EXERCISE TASK: Extract only the first line of the listing and every line after it up to and including the one with "(i1) at (-0.385,0.498);". Omit the pictures.

MATERIAL PROVIDED:
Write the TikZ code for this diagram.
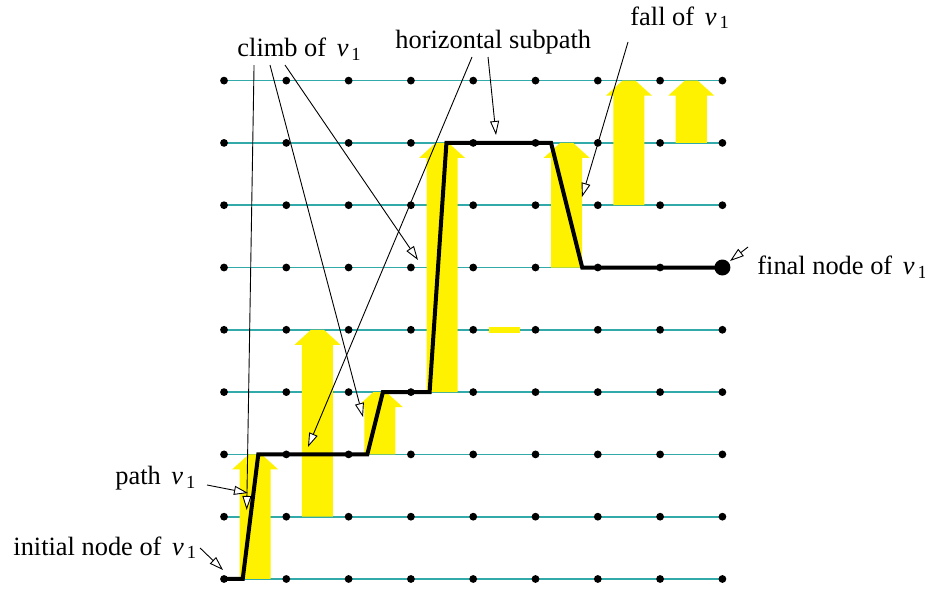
\documentclass[tikz,border=0pt]{standalone}
\usepackage{fontspec}
\setmainfont{Liberation Serif}
\usetikzlibrary{arrows.meta}
\definecolor{gridcyan}{RGB}{50,170,170}
\tikzset{
  dot/.style={circle,fill=black,inner sep=0pt,minimum size=3.9pt},
  bigdot/.style={circle,fill=black,inner sep=0pt,minimum size=8pt},
  note/.style={anchor=base west,inner sep=0pt,font=\fontsize{13.2}{16}\selectfont},
  pointer/.style={-{Triangle[open,fill=white,length=7pt,width=4.5pt]},line width=0.45pt},
  walk/.style={line width=2pt,line join=miter},
  rung/.style={gridcyan,line width=0.85pt},
}
% upward block arrow: x, bottom, top (grid units)
\newcommand{\risearrow}[3]{%
  \fill[yellow] ({#1-0.249},#2) -- ({#1+0.249},#2) -- ({#1+0.249},{#3-0.241})
    -- ({#1+0.369},{#3-0.241}) -- ({#1+0.104},#3) -- ({#1-0.104},#3)
    -- ({#1-0.369},{#3-0.241}) -- ({#1-0.249},{#3-0.241}) -- cycle;}
\newcommand{\vone}{\hspace{2pt}\textit{v}\hspace{1.5pt}\textsubscript{1}}
\begin{document}
\begin{tikzpicture}[x=31.15pt,y=31.15pt]
\useasboundingbox (-3.596,-0.177) rectangle (11.252,9.294);

% grid rows
\foreach \j in {0,...,8}
  \draw[rung] (0,\j) -- (8,\j);

% climbs and falls
\risearrow{0.5}{0}{2}
\risearrow{1.5}{1}{4}
\risearrow{2.5}{2}{3}
\risearrow{3.5}{3}{7}
\risearrow{5.5}{5}{7}
\risearrow{6.5}{6}{8}
\risearrow{7.5}{7}{8}
\fill[yellow] (4.25,3.95) rectangle (4.75,4.05);

% the path v_1
\draw[walk] (0,0) -- (0.3,0) -- (0.55,2) -- (2.3,2) -- (2.55,3) -- (3.3,3)
  -- (3.57,7) -- (5.25,7) -- (5.75,5) -- (8,5);

% grid nodes
\foreach \i in {0,...,8}
  \foreach \j in {0,...,8}
    \node[dot] (p\i\j) at (\i,\j) {};
\node[bigdot] (final) at (8,5) {};

% labels
\node[note] (climb) at (0.209,8.379) {climb of \vone};
\node[note] (horiz) at (2.745,8.523) {horizontal subpath};
\node[note] (fall) at (6.517,8.892) {fall of \vone};
\node[note] (fin) at (8.555,4.880) {final node of \vone};
\node[note] (pathv) at (-1.750,1.509) {path \vone};
\node[note] (init) at (-3.387,0.385) {initial node of \vone};

\coordinate (c1) at (0.482,8.250);
\coordinate (c2) at (0.738,8.250);
\coordinate (c3) at (0.979,8.250);
\coordinate (h1) at (3.981,8.379);
\coordinate (h2) at (4.238,8.379);
\coordinate (f1) at (6.485,8.620);
\coordinate (n1) at (8.411,5.329);
\coordinate (q1) at (-0.273,1.509);
\coordinate (i1) at (-0.385,0.498);

\coordinate (tc1) at (0.364,1.108);
\coordinate (tc2) at (2.231,2.600);
\coordinate (tc3) at (3.114,5.120);
\coordinate (th1) at (1.348,2.119);
\coordinate (th2) at (4.366,7.127);
\coordinate (tf) at (5.746,6.132);
\coordinate (tn) at (8.122,5.104);
\coordinate (tq) at (0.385,1.380);
\coordinate (ti) at (-0.016,0.144);

\draw[pointer] (c1) -- (tc1);
\draw[pointer] (c2) -- (tc2);
\draw[pointer] (c3) -- (tc3);
\draw[pointer] (h1) -- (th1);
\draw[pointer] (h2) -- (th2);
\draw[pointer] (f1) -- (tf);
\draw[pointer] (n1) -- (tn);
\draw[pointer] (q1) -- (tq);
\draw[pointer] (i1) -- (ti);
\end{tikzpicture}
\end{document}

RESULT:
Write the TikZ code for this diagram.
\documentclass[tikz,border=0pt]{standalone}
\usepackage{fontspec}
\setmainfont{Liberation Serif}
\usetikzlibrary{arrows.meta}
\definecolor{gridcyan}{RGB}{50,170,170}
\tikzset{
  dot/.style={circle,fill=black,inner sep=0pt,minimum size=3.9pt},
  bigdot/.style={circle,fill=black,inner sep=0pt,minimum size=8pt},
  note/.style={anchor=base west,inner sep=0pt,font=\fontsize{13.2}{16}\selectfont},
  pointer/.style={-{Triangle[open,fill=white,length=7pt,width=4.5pt]},line width=0.45pt},
  walk/.style={line width=2pt,line join=miter},
  rung/.style={gridcyan,line width=0.85pt},
}
% upward block arrow: x, bottom, top (grid units)
\newcommand{\risearrow}[3]{%
  \fill[yellow] ({#1-0.249},#2) -- ({#1+0.249},#2) -- ({#1+0.249},{#3-0.241})
    -- ({#1+0.369},{#3-0.241}) -- ({#1+0.104},#3) -- ({#1-0.104},#3)
    -- ({#1-0.369},{#3-0.241}) -- ({#1-0.249},{#3-0.241}) -- cycle;}
\newcommand{\vone}{\hspace{2pt}\textit{v}\hspace{1.5pt}\textsubscript{1}}
\begin{document}
\begin{tikzpicture}[x=31.15pt,y=31.15pt]
\useasboundingbox (-3.596,-0.177) rectangle (11.252,9.294);

% grid rows
\foreach \j in {0,...,8}
  \draw[rung] (0,\j) -- (8,\j);

% climbs and falls
\risearrow{0.5}{0}{2}
\risearrow{1.5}{1}{4}
\risearrow{2.5}{2}{3}
\risearrow{3.5}{3}{7}
\risearrow{5.5}{5}{7}
\risearrow{6.5}{6}{8}
\risearrow{7.5}{7}{8}
\fill[yellow] (4.25,3.95) rectangle (4.75,4.05);

% the path v_1
\draw[walk] (0,0) -- (0.3,0) -- (0.55,2) -- (2.3,2) -- (2.55,3) -- (3.3,3)
  -- (3.57,7) -- (5.25,7) -- (5.75,5) -- (8,5);

% grid nodes
\foreach \i in {0,...,8}
  \foreach \j in {0,...,8}
    \node[dot] (p\i\j) at (\i,\j) {};
\node[bigdot] (final) at (8,5) {};

% labels
\node[note] (climb) at (0.209,8.379) {climb of \vone};
\node[note] (horiz) at (2.745,8.523) {horizontal subpath};
\node[note] (fall) at (6.517,8.892) {fall of \vone};
\node[note] (fin) at (8.555,4.880) {final node of \vone};
\node[note] (pathv) at (-1.750,1.509) {path \vone};
\node[note] (init) at (-3.387,0.385) {initial node of \vone};

\coordinate (c1) at (0.482,8.250);
\coordinate (c2) at (0.738,8.250);
\coordinate (c3) at (0.979,8.250);
\coordinate (h1) at (3.981,8.379);
\coordinate (h2) at (4.238,8.379);
\coordinate (f1) at (6.485,8.620);
\coordinate (n1) at (8.411,5.329);
\coordinate (q1) at (-0.273,1.509);
\coordinate (i1) at (-0.385,0.498);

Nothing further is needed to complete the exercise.